HEARING HELEN: AN ANALYSIS OF VOICE, CHOICE, AND AUDIENCE IN REPRESENTATIONS OF HELEN OF TROY
Megan M. Sweeney (Dr. Kristina A. Meinking) Department of World Languages and Cultures
In any study of Greco-Roman antiquity, one is likely to read about the Trojan War and thus about the infamous Helen of Troy. In this project, I reassess the representation of Helen across a variety of ancient Greek and Roman texts spanning the genres of poetry, history, and drama; while her presence in these texts is essential, close reading suggests it does not always support canonical or familiar views of her role. I analyze the perspectives from which Helen’s voice and action are written, whether from her own viewpoint or from an outside source, as well as her level of agency and authority. A distinguishing feature of this research is that I consider both the world of the text itself (that is, understanding Helen as she exists solely within the world of the text) and the way in which literature is received by an implied audience. As Doherty (1995) defines it, the internal audience is the present receiver of any character’s speech within the story; the implied audience is a “fictional persona, characterized indirectly by the ways the narrative is framed for it” (19). It is in reference to this latter audience that I suggest we find Helen’s speech being crafted in ways that breach the traditional roles and expectations for women within the text. While working within traditional roles (e.g. weaving, mourning) Helen is seen establishing her own story, taking on the role of poet herself. The implied audience can assess the author’s choices and identify the multiplicity of identities and interpretations of Helen and her role in antiquity. While Homer’s Iliad contains the “Helen” that is most commonly remembered, even here the nuances of her speech and choices can go overlooked.
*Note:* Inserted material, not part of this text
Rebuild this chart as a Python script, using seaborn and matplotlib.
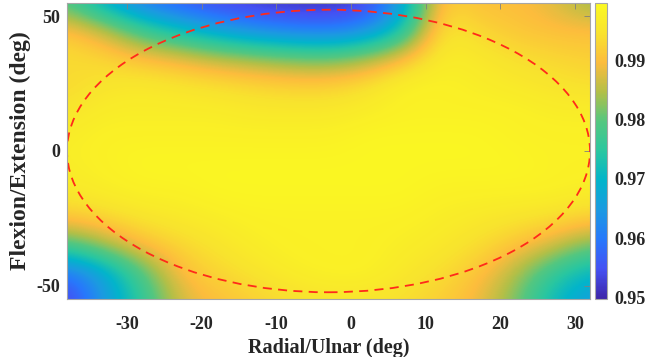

When we assess Homer’s text against the works of those such as Herodotus or Ovid, Helen’s value in the story of antiquity takes on new shape as the events surrounding Helen are changed or her choices are valued differently. This research will illustrate the significance of her role in ancient storytelling by complicating the Homer-centricity of her legacy and insisting upon a more nuanced reading of her character.